Are we much different?
How We Adapt To Change
Consider the discomfort that happens when you are in the midst of change such as embarking on a new career, going back to school, an unexpected pivot, a breakup, moving somewhere new, suffering a loss, experiencing a new beginning.
It is our nature to resist change. We want to keep our footing, hold onto our roots, know what happens next. We so often yearn for change but when it comes we balk. Breathing into new life and feeling our way into new places can catch us off guard. So much so that we look backwards, try and return, fear we could be lost, reach for the familiar.
It’s exactly what our hearts have been crying out for - something different - though the discomfort and uncertainty was not what we expected.
Just as trees, change can feel traumatic. We may crave more comforts, waver in our confidence, and in many cases think we are not enough to inhabit this new space.
How To Reframe The Challenges Of Change
Take a moment to feel the earth beneath your feet. Notice it is lush, fertile, spacious. Promise that you will explore this new land with curiosity and self-compassion. Understand that this is a time you may need more nourishment, more patience, more love. Acknowledge that discomfort is a normal part of the process, and soon you will feel just as at home here as you did in the space that you outgrew. And then it may be time to move again. Again and again you’ll replant yourself, slowly settle, then blossom and thrive.
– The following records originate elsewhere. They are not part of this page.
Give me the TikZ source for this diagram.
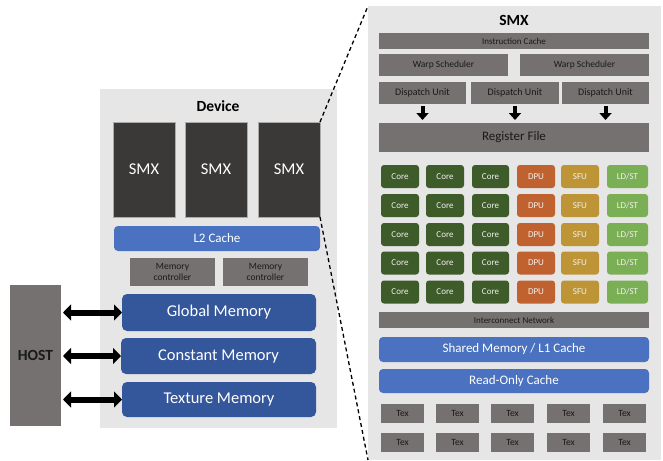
\documentclass[tikz,border=0pt]{standalone}
\usepackage{fontspec}
\setmainfont{Carlito}
\usetikzlibrary{arrows.meta}
\definecolor{panelgray}{HTML}{E7E6E6}
\definecolor{smxdark}{HTML}{3B3838}
\definecolor{unitgray}{HTML}{767171}
\definecolor{cacheblue}{HTML}{4A72C0}
\definecolor{memblue}{HTML}{34569A}
\definecolor{coregreen}{HTML}{3E5C29}
\definecolor{dpuorange}{HTML}{C0622F}
\definecolor{sfugold}{HTML}{BE9536}
\definecolor{ldstgreen}{HTML}{7BAF56}
\newcommand\ldstlabel{LD/ST}
\begin{document}
\begin{tikzpicture}[x=1pt, y=-1pt,
    sz/.style 2 args={minimum width=#1pt, minimum height=#2pt},
    base/.style={inner sep=0pt, outer sep=0pt},
    panel/.style={base, fill=panelgray},
    title/.style={font=\fontsize{15.5}{18}\selectfont\bfseries},
    smxbox/.style={base, fill=smxdark, draw=unitgray!60, line width=0.6pt, text=white, font=\fontsize{16.5}{19}\selectfont},
    graybox/.style={base, fill=unitgray, text=black!90, align=center},
    bluebox/.style={base, fill=cacheblue, rounded corners=4pt, text=white},
    membox/.style={base, fill=memblue, rounded corners=5pt, text=white, font=\fontsize{16.5}{19}\selectfont},
    unit/.style={base, rounded corners=3pt, text=white!94!black, font=\fontsize{9}{10}\selectfont, minimum height=23pt},
    hostarrow/.style={line width=6pt, {Triangle[length=8pt,width=16pt]}-{Triangle[length=8pt,width=16pt]}, shorten <=2pt},
    downarrow/.style={line width=4pt, -{Triangle[length=7pt,width=12pt]}, shorten <=2pt, shorten >=3pt},
    zoomline/.style={dashed, dash pattern=on 4pt off 3pt, line width=1.3pt}]
  \useasboundingbox (0,0) rectangle (663,460);

  \node[panel, sz={237}{339}] (device) at (218.5,258.5) {};
  \node[title] (devtitle) at (218,106) {Device};
  \node[smxbox, sz={62}{95}] (smx1) at (144,169.5) {SMX};
  \node[smxbox, sz={62}{95}] (smx2) at (216,169.5) {SMX};
  \node[smxbox, sz={62}{95}] (smx3) at (289,169.5) {SMX};
  \node[bluebox, sz={206}{25}, font=\fontsize{13}{15}\selectfont] (l2) at (217,238.5) {L2 Cache};
  \node[graybox, sz={85}{28}, font=\fontsize{9.5}{11}\selectfont] (mc1) at (172.5,272) {Memory\\controller};
  \node[graybox, sz={85}{28}, font=\fontsize{9.5}{11}\selectfont] (mc2) at (265.5,272) {Memory\\controller};
  \node[membox, sz={194}{37}] (gm) at (219,312.5) {Global Memory};
  \node[membox, sz={195}{36}] (cm) at (218.5,356) {Constant Memory};
  \node[membox, sz={194}{35}] (tm) at (219,399.5) {Texture Memory};

  \node[graybox, sz={51}{141}, font=\fontsize{15.5}{18}\selectfont\bfseries] (host) at (35.5,355.5) {HOST};
  \draw[hostarrow] (host.east |- gm) -- (gm.west);
  \draw[hostarrow] (host.east |- cm) -- (cm.west);
  \draw[hostarrow] (host.east |- tm) -- (tm.west);

  \node[panel, sz={293}{454}] (smxp) at (514.5,233) {};
  \node[title] (smxtitle) at (514,20) {SMX};
  \node[graybox, sz={270}{16}, font=\fontsize{9}{10}\selectfont] (ic) at (514,41) {Instruction Cache};
  \node[graybox, sz={129}{22}, font=\fontsize{9.5}{11}\selectfont] (ws1) at (443.5,65) {Warp Scheduler};
  \node[graybox, sz={129}{22}, font=\fontsize{9.5}{11}\selectfont] (ws2) at (584.5,65) {Warp Scheduler};
  \node[graybox, sz={87}{22}, font=\fontsize{10}{11}\selectfont] (du1) at (422.5,93) {Dispatch Unit};
  \node[graybox, sz={88}{22}, font=\fontsize{10}{11}\selectfont] (du2) at (515,93) {Dispatch Unit};
  \node[graybox, sz={87}{22}, font=\fontsize{10}{11}\selectfont] (du3) at (605.5,93) {Dispatch Unit};
  \node[graybox, sz={270}{29}, font=\fontsize{13}{15}\selectfont] (rf) at (514,137.5) {Register File};
  \foreach \d in {du1,du2,du3}
    \draw[downarrow] (\d.south) -- (\d.south |- rf.north);

  \foreach \r [count=\i] in {176.5,205.5,234.5,263,292} {
    \foreach \c/\lbl/\col/\w [count=\j] in {400/Core/coregreen/38, 445/Core/coregreen/38,
        490.5/Core/coregreen/37, 536/DPU/dpuorange/38, 580/SFU/sfugold/38, 627.5/\ldstlabel/ldstgreen/41}
      \node[unit, fill=\col, minimum width=\w pt] (u\i\j) at (\c,\r) {\lbl};
  }

  \node[graybox, sz={270}{16}, font=\fontsize{9}{10}\selectfont] (icn) at (514,320) {Interconnect Network};
  \node[bluebox, sz={270}{25}, font=\fontsize{13}{15}\selectfont] (shm) at (514,349.5) {Shared Memory / L1 Cache};
  \node[bluebox, sz={270}{24}, font=\fontsize{13}{15}\selectfont] (roc) at (514,381) {Read-Only Cache};
  \foreach \r [count=\i] in {413.5,442.5}
    \foreach \c [count=\j] in {402.5,457.5,512.5,568.5,624.5}
      \node[graybox, sz={43}{19}, font=\fontsize{9.5}{11}\selectfont] (tex\i\j) at (\c,\r) {Tex};

  \draw[zoomline] (smx3.north east) -- (smxp.north west);
  \draw[zoomline] (smx3.south east) -- (smxp.south west);
\end{tikzpicture}
\end{document}
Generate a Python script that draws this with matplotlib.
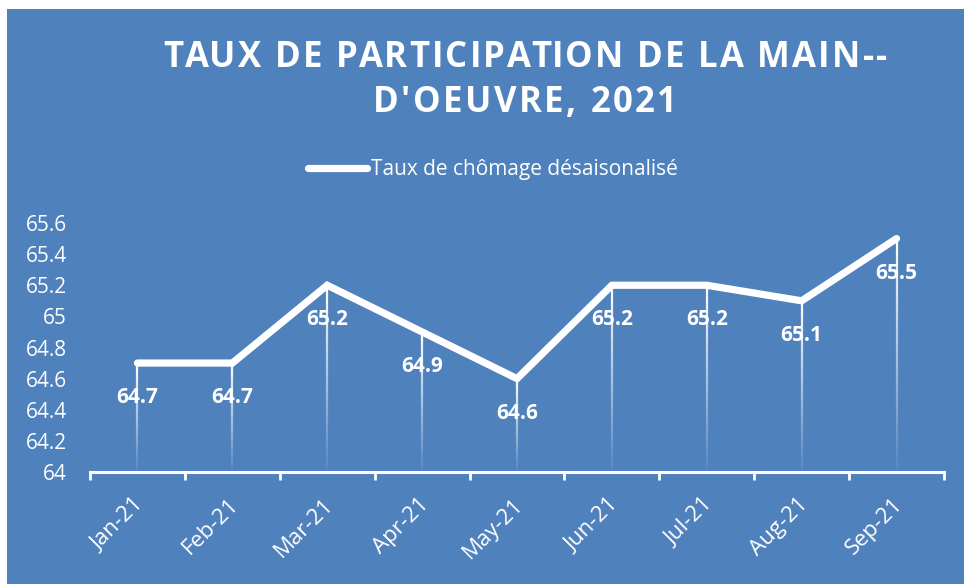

Because we are meant to leave the places we’ve outgrown. We are meant to be supported by lush earth and spacious land. We are meant to explore new lands, grow into new spaces, strengthen our resilience, and trust our power to thrive once again.
Journaling prompts for change:
- What is one change am I currently experiencing?
- How am I responding to it?
- How would I like to respond to it?
- What do I need to feel aligned with this change? (Types of nourishment? Compassion? More resources? Greater self-belief?)
- What might be the gift within this change?
- How can I continue to keep the big picture front of mind?